Benjamin Griffin (born 22 September 1986), also known as Ben Griffin, is an alpine skier from New Zealand. He competed for New Zealand at the 2010 Winter Olympics in Giant Slalom and Super G where he failed to finish the first run of either event.

Griffin was brought up around Mt Ruapehu where his father was manager of the iconic chateau hotel. As a result, learnt to ski from the age of 3. Griffin begun ski racing within the Whakapapa Ski racing team. He was later selected for the New Zealand National ski racing team along with other Whakapapa ski racers such as Angus Howden and Sarah Jarvis.

Griffin's career highlights include 14-point FIS results in a Giant Slalom Nor-Am event in 2008. Ben was the 2007, 2009 and 2010 New Zealand GS national champion as well as the Super G national champion in 2006, 2007, 2009.

Griffin broke his neck in preparation for the New Zealand ski season in 2008. As a result, Griffin missed the entire New Zealand ski season. Griffin commenced an impressive come back in late March 2009, recording a 4th-place finish in the French Giant Slalom national championships at Meribel.

Griffin has a career high world ranking of 123 in Giant Slalom in the 2010/11 FIS race season.

Griffin had a reasonably serious hand injury resulting from a crash in the German National championships in April 2011. This necessitated surgery in Auckland in May–June 2011. It is unknown what the recovery period will be and when he will return to training and competitive ski racing in the 2011 New Zealand winter season.

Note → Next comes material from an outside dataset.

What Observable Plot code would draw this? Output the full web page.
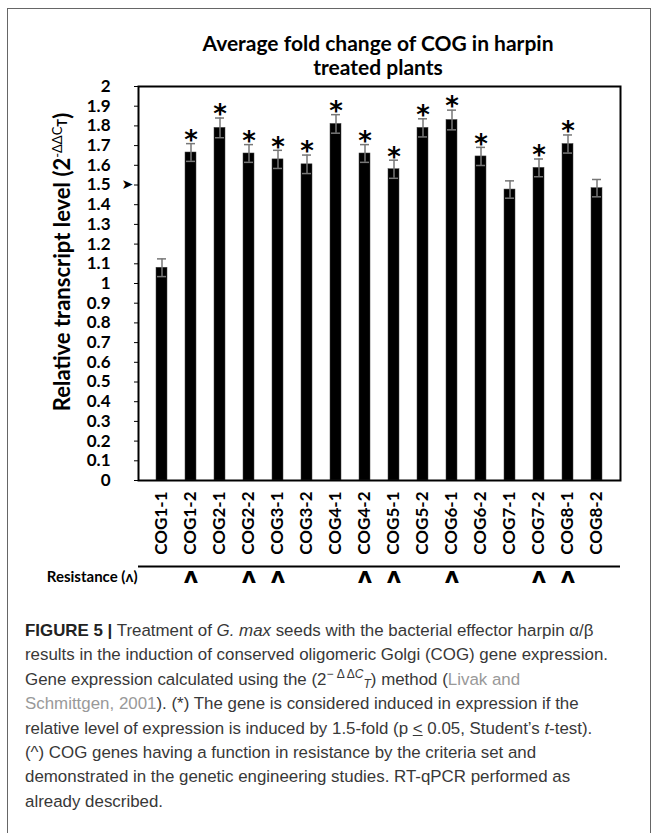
<!DOCTYPE html>
<html>
<head>
<meta charset="utf-8">
<script src="https://cdn.jsdelivr.net/npm/d3@7"></script>
<script src="https://cdn.jsdelivr.net/npm/@observablehq/plot@0.6"></script>
<style>
  html, body { margin: 0; padding: 0; background: #fff; }
  #root { position: relative; width: 657px; height: 833px; overflow: hidden; background: #fff; }
  #box { position: absolute; left: 7px; top: 8px; width: 644px; height: 900px; border: 1px solid #666; box-sizing: border-box; }
  #title { position: absolute; left: 100px; width: 556px; top: 31px; text-align: center;
           font-family: Lato, sans-serif; font-weight: bold; font-size: 21px; line-height: 24px; color: #000; }
  #chart { position: absolute; left: 0; top: 60px; }
  #caption { position: absolute; left: 25px; top: 619px; width: 625px;
             font-family: "Liberation Sans", Arial, sans-serif; font-size: 16.9px; line-height: 24.4px; color: #383838; white-space: nowrap; }
  #caption b { color: #222; }
  #caption .ref { color: #999; }
</style>
</head>
<body>
<div id="root">
  <div id="box"></div>
  <div id="title">Average fold change of COG in harpin<br>treated plants</div>
  <div id="chart"></div>
  <div id="caption">
    <b>FIGURE 5 |</b> Treatment of <i>G. max</i> seeds with the bacterial effector harpin α/β<br>
    results in the induction of conserved oligomeric Golgi (COG) gene expression.<br>
    Gene expression calculated using the (2<sup style="font-size:12px;vertical-align:7px;line-height:0">− Δ Δ<i>C</i></sup><sub style="font-size:12px;vertical-align:-3px;line-height:0"><i>T</i></sub>) method (<span class="ref">Livak and</span><br>
    <span class="ref">Schmittgen, 2001</span>). (*) The gene is considered induced in expression if the<br>
    relative level of expression is induced by 1.5-fold (p <span style="text-decoration:underline">&lt;</span> 0.05, Student’s <i>t</i>-test).<br>
    (^) COG genes having a function in resistance by the criteria set and<br>
    demonstrated in the genetic engineering studies. RT-qPCR performed as<br>
    already described.
  </div>
</div>
<script>
const genes = ["COG1-1","COG1-2","COG2-1","COG2-2","COG3-1","COG3-2","COG4-1","COG4-2",
               "COG5-1","COG5-2","COG6-1","COG6-2","COG7-1","COG7-2","COG8-1","COG8-2"];
const values = [1.08, 1.665, 1.79, 1.66, 1.63, 1.605, 1.81, 1.66,
                1.58, 1.79, 1.83, 1.645, 1.477, 1.587, 1.708, 1.484];
const errors = [0.045, 0.045, 0.05, 0.045, 0.046, 0.047, 0.047, 0.045,
                0.046, 0.046, 0.05, 0.046, 0.044, 0.045, 0.046, 0.044];
const significant = [false, true, true, true, true, true, true, true,
                     true, true, true, true, false, true, true, false];
const resistance = [false, true, false, true, true, false, false, true,
                    true, false, true, false, false, true, true, false];
const yTicks = [0, 0.1, 0.2, 0.3, 0.4, 0.5, 0.6, 0.7, 0.8, 0.9, 1,
                1.1, 1.2, 1.3, 1.4, 1.5, 1.6, 1.7, 1.8, 1.9, 2];
const threshold = [1.5];
const resistanceLabel = ["Resistance (ʌ)"];

const rows = genes.map((g, i) => ({gene: g, value: values[i], err: errors[i], sig: significant[i], res: resistance[i]}));

const plot = Plot.plot({
  width: 657,
  height: 540,
  marginLeft: 138,
  marginRight: 37,
  marginTop: 26,
  marginBottom: 120,
  style: {fontFamily: "Lato, sans-serif", fontWeight: "bold", fontSize: "16px", color: "#000", background: "transparent"},
  x: {domain: genes, padding: 0.61, label: null, tickRotate: -90, tickSize: 0, tickPadding: 11},
  y: {domain: [0, 2], ticks: yTicks, tickFormat: d => String(+d.toFixed(1)), label: null, tickSize: 4, tickPadding: 24},
  marks: [
    Plot.barY(rows, {x: "gene", y: "value", fill: "#000", stroke: "#444", strokeWidth: 0.5}),
    Plot.ruleX(rows, {x: "gene", y1: d => d.value - d.err, y2: d => d.value + d.err, stroke: "#777", strokeWidth: 1.5}),
    Plot.tickY(rows, {x: "gene", y: d => d.value + d.err, stroke: "#777", strokeWidth: 1.5, insetLeft: 1, insetRight: 1}),
    Plot.tickY(rows, {x: "gene", y: d => d.value - d.err, stroke: "#777", strokeWidth: 1.5, insetLeft: 1, insetRight: 1}),
    Plot.text(rows.filter(d => d.sig), {x: "gene", y: d => d.value + d.err, text: () => "*", dy: -3,
      fontSize: 26, fontWeight: "bold", fontFamily: "DejaVu Sans", fill: "#000"}),
    Plot.frame({stroke: "#000", strokeWidth: 2}),
    Plot.text(threshold, {y: d => d, frameAnchor: "left", dx: -17, text: () => "➤", fontSize: 14, fontFamily: "DejaVu Sans", fill: "#000"}),
    Plot.ruleY([0], {dy: 86, stroke: "#000", strokeWidth: 2}),
    Plot.text(rows.filter(d => d.res), {x: "gene", frameAnchor: "bottom", dy: 102, text: () => "ʌ",
      fontSize: 22, fontWeight: "bold", fontFamily: "DejaVu Sans", fill: "#000"}),
    Plot.text(resistanceLabel, {frameAnchor: "bottom-left", dy: 101, dx: -1, textAnchor: "end", text: d => d,
      fontSize: 15, fontWeight: "bold", fill: "#000"})
  ]
});

// larger tick labels
d3.select(plot).selectAll("g[aria-label='x-axis tick label'] text").attr("font-size", 17);
d3.select(plot).selectAll("g[aria-label='y-axis tick label'] text").attr("font-size", 17);

// rich y-axis label with superscript/subscript
const svg = d3.select(plot);
const lab = svg.append("text")
  .attr("transform", "translate(70,202) rotate(-90)")
  .attr("text-anchor", "middle")
  .attr("font-family", "Lato, sans-serif")
  .attr("font-weight", "bold")
  .attr("font-size", 22)
  .attr("fill", "#000");
lab.append("tspan").text("Relative transcript level (2");
lab.append("tspan").attr("font-size", 13).attr("font-weight", "normal").attr("dy", -8).text("-ΔΔC");
lab.append("tspan").attr("font-size", 13).attr("dy", 5).text("T");
lab.append("tspan").attr("dy", 3).text(")");

document.getElementById("chart").appendChild(plot);
</script>
</body>
</html>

Ben Griffin missed selection for the New Zealand Winter Olympic squad competing in Sochi, Russia in 2014. He subsequently retired having won 12 New Zealand national titles, 7 ANC titles, 6 FIS races and having been on the podium at 24 FIS races around the world. He also represented New Zealand at 3 World Championships, 10 World Cups, and the 2010 Vancouver Olympics. He has taken up a position as a ski racing coach for Team Hutt-based out of Mt Hutt.